Prompt:
Restate the listing below word for word, omitting any images.

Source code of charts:
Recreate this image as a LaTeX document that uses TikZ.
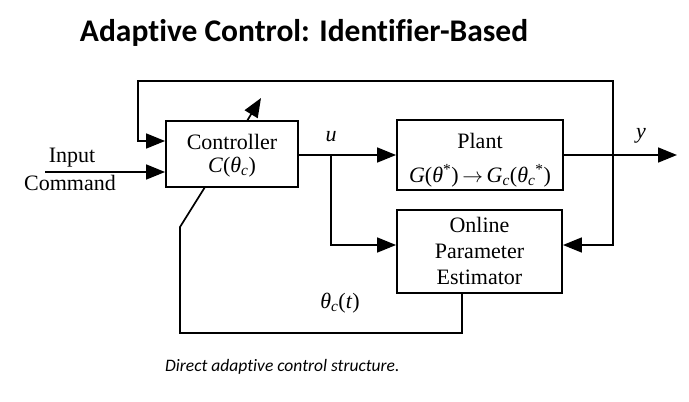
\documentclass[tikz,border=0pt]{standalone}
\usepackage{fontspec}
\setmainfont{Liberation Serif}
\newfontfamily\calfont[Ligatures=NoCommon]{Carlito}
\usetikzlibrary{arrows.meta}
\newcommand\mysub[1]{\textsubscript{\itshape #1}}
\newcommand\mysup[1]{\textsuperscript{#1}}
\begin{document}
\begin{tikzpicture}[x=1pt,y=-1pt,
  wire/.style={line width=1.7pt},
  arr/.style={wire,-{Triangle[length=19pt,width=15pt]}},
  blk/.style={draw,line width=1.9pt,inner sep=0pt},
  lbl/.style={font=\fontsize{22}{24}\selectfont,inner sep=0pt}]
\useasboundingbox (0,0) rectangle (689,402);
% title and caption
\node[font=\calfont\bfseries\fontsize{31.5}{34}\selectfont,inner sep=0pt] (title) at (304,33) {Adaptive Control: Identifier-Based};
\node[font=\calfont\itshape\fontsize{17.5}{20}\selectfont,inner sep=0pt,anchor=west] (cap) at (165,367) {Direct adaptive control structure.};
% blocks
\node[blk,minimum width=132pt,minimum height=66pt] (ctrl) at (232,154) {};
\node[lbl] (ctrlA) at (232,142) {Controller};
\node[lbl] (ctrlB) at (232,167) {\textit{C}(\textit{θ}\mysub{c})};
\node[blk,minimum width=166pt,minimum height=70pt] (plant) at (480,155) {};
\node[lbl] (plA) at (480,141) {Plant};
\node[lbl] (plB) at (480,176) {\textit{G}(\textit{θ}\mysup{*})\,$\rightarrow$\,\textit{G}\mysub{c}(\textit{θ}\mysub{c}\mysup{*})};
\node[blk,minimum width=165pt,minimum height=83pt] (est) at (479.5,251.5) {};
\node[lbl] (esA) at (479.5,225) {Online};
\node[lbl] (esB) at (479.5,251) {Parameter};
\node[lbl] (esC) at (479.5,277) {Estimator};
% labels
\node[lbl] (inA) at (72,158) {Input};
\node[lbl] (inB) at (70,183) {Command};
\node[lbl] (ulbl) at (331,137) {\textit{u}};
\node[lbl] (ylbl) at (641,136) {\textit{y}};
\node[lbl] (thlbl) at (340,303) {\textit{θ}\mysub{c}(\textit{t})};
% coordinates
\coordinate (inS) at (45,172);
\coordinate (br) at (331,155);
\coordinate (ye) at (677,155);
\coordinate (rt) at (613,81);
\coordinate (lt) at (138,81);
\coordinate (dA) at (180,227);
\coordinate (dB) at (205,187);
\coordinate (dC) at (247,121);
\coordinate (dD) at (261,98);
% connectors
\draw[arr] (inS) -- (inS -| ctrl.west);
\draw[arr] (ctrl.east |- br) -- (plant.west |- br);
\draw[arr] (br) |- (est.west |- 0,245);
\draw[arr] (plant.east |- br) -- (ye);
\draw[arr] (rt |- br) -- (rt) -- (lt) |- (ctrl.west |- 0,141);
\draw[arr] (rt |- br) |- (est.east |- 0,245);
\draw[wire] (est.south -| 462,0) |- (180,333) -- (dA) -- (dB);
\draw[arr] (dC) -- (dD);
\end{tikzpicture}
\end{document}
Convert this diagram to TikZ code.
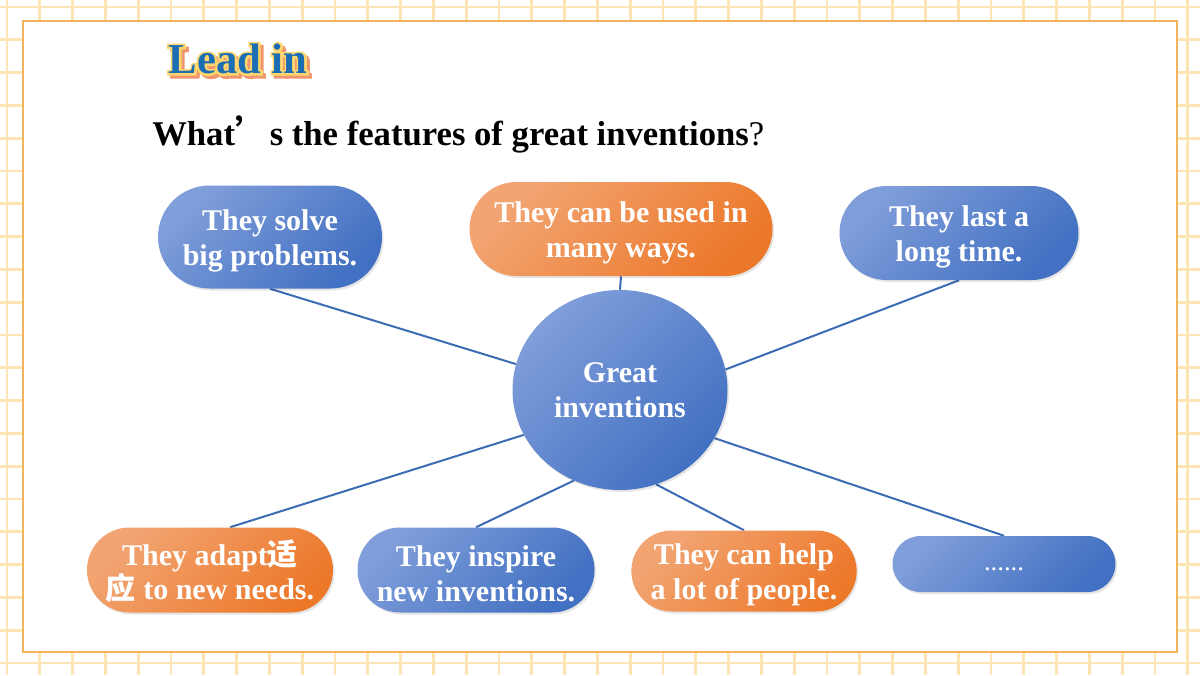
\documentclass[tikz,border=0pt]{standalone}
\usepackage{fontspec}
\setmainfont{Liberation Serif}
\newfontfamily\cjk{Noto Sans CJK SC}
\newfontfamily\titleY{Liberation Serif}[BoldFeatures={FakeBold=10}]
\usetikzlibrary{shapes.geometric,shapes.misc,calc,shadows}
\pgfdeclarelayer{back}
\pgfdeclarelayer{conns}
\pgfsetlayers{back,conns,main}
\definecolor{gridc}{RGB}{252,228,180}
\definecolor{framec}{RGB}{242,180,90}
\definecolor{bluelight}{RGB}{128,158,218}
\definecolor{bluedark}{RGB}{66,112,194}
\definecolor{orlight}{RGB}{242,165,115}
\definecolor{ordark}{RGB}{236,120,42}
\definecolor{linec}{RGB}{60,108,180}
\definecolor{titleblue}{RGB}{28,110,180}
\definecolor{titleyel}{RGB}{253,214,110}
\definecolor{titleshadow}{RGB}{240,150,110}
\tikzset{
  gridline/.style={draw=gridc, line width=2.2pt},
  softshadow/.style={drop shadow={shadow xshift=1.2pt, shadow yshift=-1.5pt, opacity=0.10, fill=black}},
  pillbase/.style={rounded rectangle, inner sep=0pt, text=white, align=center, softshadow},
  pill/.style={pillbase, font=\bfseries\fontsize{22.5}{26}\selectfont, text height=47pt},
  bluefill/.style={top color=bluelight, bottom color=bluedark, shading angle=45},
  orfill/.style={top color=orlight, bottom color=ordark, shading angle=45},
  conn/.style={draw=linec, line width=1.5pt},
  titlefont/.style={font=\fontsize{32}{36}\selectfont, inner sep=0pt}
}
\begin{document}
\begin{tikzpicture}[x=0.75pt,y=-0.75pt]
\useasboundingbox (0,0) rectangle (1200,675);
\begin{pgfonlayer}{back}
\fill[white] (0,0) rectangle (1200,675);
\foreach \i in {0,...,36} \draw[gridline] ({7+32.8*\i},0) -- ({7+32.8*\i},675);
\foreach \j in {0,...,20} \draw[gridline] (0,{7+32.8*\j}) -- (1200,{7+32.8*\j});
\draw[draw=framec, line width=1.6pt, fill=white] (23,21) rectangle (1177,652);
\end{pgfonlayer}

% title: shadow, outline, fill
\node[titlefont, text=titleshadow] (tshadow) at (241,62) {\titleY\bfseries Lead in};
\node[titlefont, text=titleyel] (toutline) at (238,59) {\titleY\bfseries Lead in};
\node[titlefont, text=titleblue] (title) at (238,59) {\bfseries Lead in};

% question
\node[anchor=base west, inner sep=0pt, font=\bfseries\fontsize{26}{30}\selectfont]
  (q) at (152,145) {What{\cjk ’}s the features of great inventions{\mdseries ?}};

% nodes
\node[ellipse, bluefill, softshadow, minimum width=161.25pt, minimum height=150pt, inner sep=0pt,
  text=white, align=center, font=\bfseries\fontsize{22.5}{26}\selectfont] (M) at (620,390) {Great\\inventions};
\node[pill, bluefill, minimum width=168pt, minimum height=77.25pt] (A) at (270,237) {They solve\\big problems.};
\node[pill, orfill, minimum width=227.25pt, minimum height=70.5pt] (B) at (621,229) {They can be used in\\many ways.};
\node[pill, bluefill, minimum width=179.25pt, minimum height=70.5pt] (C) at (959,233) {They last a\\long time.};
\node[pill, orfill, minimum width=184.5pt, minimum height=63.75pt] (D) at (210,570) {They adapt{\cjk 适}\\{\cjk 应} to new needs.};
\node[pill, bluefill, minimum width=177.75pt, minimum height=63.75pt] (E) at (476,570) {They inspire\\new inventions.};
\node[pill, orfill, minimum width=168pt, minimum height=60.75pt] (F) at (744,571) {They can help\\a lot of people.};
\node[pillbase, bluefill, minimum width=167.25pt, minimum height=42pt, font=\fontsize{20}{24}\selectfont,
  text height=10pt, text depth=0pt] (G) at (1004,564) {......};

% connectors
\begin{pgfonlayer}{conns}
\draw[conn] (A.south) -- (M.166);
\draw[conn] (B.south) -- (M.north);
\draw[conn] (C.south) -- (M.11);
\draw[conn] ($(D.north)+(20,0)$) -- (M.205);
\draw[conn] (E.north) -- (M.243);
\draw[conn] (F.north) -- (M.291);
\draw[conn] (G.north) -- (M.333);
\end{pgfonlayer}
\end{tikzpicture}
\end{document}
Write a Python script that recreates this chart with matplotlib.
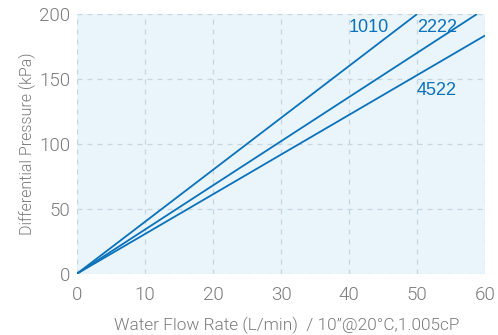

Response:
Recreate this image as a LaTeX document that uses TikZ.
\documentclass[tikz,border=0pt]{standalone}
\usepackage{fontspec}
\setmainfont{Liberation Serif}
\newfontfamily\calfont[Ligatures=NoCommon]{Carlito}
\usetikzlibrary{arrows.meta}
\newcommand\mysub[1]{\textsubscript{\itshape #1}}
\newcommand\mysup[1]{\textsuperscript{#1}}
\begin{document}
\begin{tikzpicture}[x=1pt,y=-1pt,
  wire/.style={line width=1.7pt},
  arr/.style={wire,-{Triangle[length=19pt,width=15pt]}},
  blk/.style={draw,line width=1.9pt,inner sep=0pt},
  lbl/.style={font=\fontsize{22}{24}\selectfont,inner sep=0pt}]
\useasboundingbox (0,0) rectangle (689,402);
% title and caption
\node[font=\calfont\bfseries\fontsize{31.5}{34}\selectfont,inner sep=0pt] (title) at (304,33) {Adaptive Control: Identifier-Based};
\node[font=\calfont\itshape\fontsize{17.5}{20}\selectfont,inner sep=0pt,anchor=west] (cap) at (165,367) {Direct adaptive control structure.};
% blocks
\node[blk,minimum width=132pt,minimum height=66pt] (ctrl) at (232,154) {};
\node[lbl] (ctrlA) at (232,142) {Controller};
\node[lbl] (ctrlB) at (232,167) {\textit{C}(\textit{θ}\mysub{c})};
\node[blk,minimum width=166pt,minimum height=70pt] (plant) at (480,155) {};
\node[lbl] (plA) at (480,141) {Plant};
\node[lbl] (plB) at (480,176) {\textit{G}(\textit{θ}\mysup{*})\,$\rightarrow$\,\textit{G}\mysub{c}(\textit{θ}\mysub{c}\mysup{*})};
\node[blk,minimum width=165pt,minimum height=83pt] (est) at (479.5,251.5) {};
\node[lbl] (esA) at (479.5,225) {Online};
\node[lbl] (esB) at (479.5,251) {Parameter};
\node[lbl] (esC) at (479.5,277) {Estimator};
% labels
\node[lbl] (inA) at (72,158) {Input};
\node[lbl] (inB) at (70,183) {Command};
\node[lbl] (ulbl) at (331,137) {\textit{u}};
\node[lbl] (ylbl) at (641,136) {\textit{y}};
\node[lbl] (thlbl) at (340,303) {\textit{θ}\mysub{c}(\textit{t})};
% coordinates
\coordinate (inS) at (45,172);
\coordinate (br) at (331,155);
\coordinate (ye) at (677,155);
\coordinate (rt) at (613,81);
\coordinate (lt) at (138,81);
\coordinate (dA) at (180,227);
\coordinate (dB) at (205,187);
\coordinate (dC) at (247,121);
\coordinate (dD) at (261,98);
% connectors
\draw[arr] (inS) -- (inS -| ctrl.west);
\draw[arr] (ctrl.east |- br) -- (plant.west |- br);
\draw[arr] (br) |- (est.west |- 0,245);
\draw[arr] (plant.east |- br) -- (ye);
\draw[arr] (rt |- br) -- (rt) -- (lt) |- (ctrl.west |- 0,141);
\draw[arr] (rt |- br) |- (est.east |- 0,245);
\draw[wire] (est.south -| 462,0) |- (180,333) -- (dA) -- (dB);
\draw[arr] (dC) -- (dD);
\end{tikzpicture}
\end{document}
Convert this diagram to TikZ code.
\documentclass[tikz,border=0pt]{standalone}
\usepackage{fontspec}
\setmainfont{Liberation Serif}
\newfontfamily\cjk{Noto Sans CJK SC}
\newfontfamily\titleY{Liberation Serif}[BoldFeatures={FakeBold=10}]
\usetikzlibrary{shapes.geometric,shapes.misc,calc,shadows}
\pgfdeclarelayer{back}
\pgfdeclarelayer{conns}
\pgfsetlayers{back,conns,main}
\definecolor{gridc}{RGB}{252,228,180}
\definecolor{framec}{RGB}{242,180,90}
\definecolor{bluelight}{RGB}{128,158,218}
\definecolor{bluedark}{RGB}{66,112,194}
\definecolor{orlight}{RGB}{242,165,115}
\definecolor{ordark}{RGB}{236,120,42}
\definecolor{linec}{RGB}{60,108,180}
\definecolor{titleblue}{RGB}{28,110,180}
\definecolor{titleyel}{RGB}{253,214,110}
\definecolor{titleshadow}{RGB}{240,150,110}
\tikzset{
  gridline/.style={draw=gridc, line width=2.2pt},
  softshadow/.style={drop shadow={shadow xshift=1.2pt, shadow yshift=-1.5pt, opacity=0.10, fill=black}},
  pillbase/.style={rounded rectangle, inner sep=0pt, text=white, align=center, softshadow},
  pill/.style={pillbase, font=\bfseries\fontsize{22.5}{26}\selectfont, text height=47pt},
  bluefill/.style={top color=bluelight, bottom color=bluedark, shading angle=45},
  orfill/.style={top color=orlight, bottom color=ordark, shading angle=45},
  conn/.style={draw=linec, line width=1.5pt},
  titlefont/.style={font=\fontsize{32}{36}\selectfont, inner sep=0pt}
}
\begin{document}
\begin{tikzpicture}[x=0.75pt,y=-0.75pt]
\useasboundingbox (0,0) rectangle (1200,675);
\begin{pgfonlayer}{back}
\fill[white] (0,0) rectangle (1200,675);
\foreach \i in {0,...,36} \draw[gridline] ({7+32.8*\i},0) -- ({7+32.8*\i},675);
\foreach \j in {0,...,20} \draw[gridline] (0,{7+32.8*\j}) -- (1200,{7+32.8*\j});
\draw[draw=framec, line width=1.6pt, fill=white] (23,21) rectangle (1177,652);
\end{pgfonlayer}

% title: shadow, outline, fill
\node[titlefont, text=titleshadow] (tshadow) at (241,62) {\titleY\bfseries Lead in};
\node[titlefont, text=titleyel] (toutline) at (238,59) {\titleY\bfseries Lead in};
\node[titlefont, text=titleblue] (title) at (238,59) {\bfseries Lead in};

% question
\node[anchor=base west, inner sep=0pt, font=\bfseries\fontsize{26}{30}\selectfont]
  (q) at (152,145) {What{\cjk ’}s the features of great inventions{\mdseries ?}};

% nodes
\node[ellipse, bluefill, softshadow, minimum width=161.25pt, minimum height=150pt, inner sep=0pt,
  text=white, align=center, font=\bfseries\fontsize{22.5}{26}\selectfont] (M) at (620,390) {Great\\inventions};
\node[pill, bluefill, minimum width=168pt, minimum height=77.25pt] (A) at (270,237) {They solve\\big problems.};
\node[pill, orfill, minimum width=227.25pt, minimum height=70.5pt] (B) at (621,229) {They can be used in\\many ways.};
\node[pill, bluefill, minimum width=179.25pt, minimum height=70.5pt] (C) at (959,233) {They last a\\long time.};
\node[pill, orfill, minimum width=184.5pt, minimum height=63.75pt] (D) at (210,570) {They adapt{\cjk 适}\\{\cjk 应} to new needs.};
\node[pill, bluefill, minimum width=177.75pt, minimum height=63.75pt] (E) at (476,570) {They inspire\\new inventions.};
\node[pill, orfill, minimum width=168pt, minimum height=60.75pt] (F) at (744,571) {They can help\\a lot of people.};
\node[pillbase, bluefill, minimum width=167.25pt, minimum height=42pt, font=\fontsize{20}{24}\selectfont,
  text height=10pt, text depth=0pt] (G) at (1004,564) {......};

% connectors
\begin{pgfonlayer}{conns}
\draw[conn] (A.south) -- (M.166);
\draw[conn] (B.south) -- (M.north);
\draw[conn] (C.south) -- (M.11);
\draw[conn] ($(D.north)+(20,0)$) -- (M.205);
\draw[conn] (E.north) -- (M.243);
\draw[conn] (F.north) -- (M.291);
\draw[conn] (G.north) -- (M.333);
\end{pgfonlayer}
\end{tikzpicture}
\end{document}
Write a Python script that recreates this chart with matplotlib.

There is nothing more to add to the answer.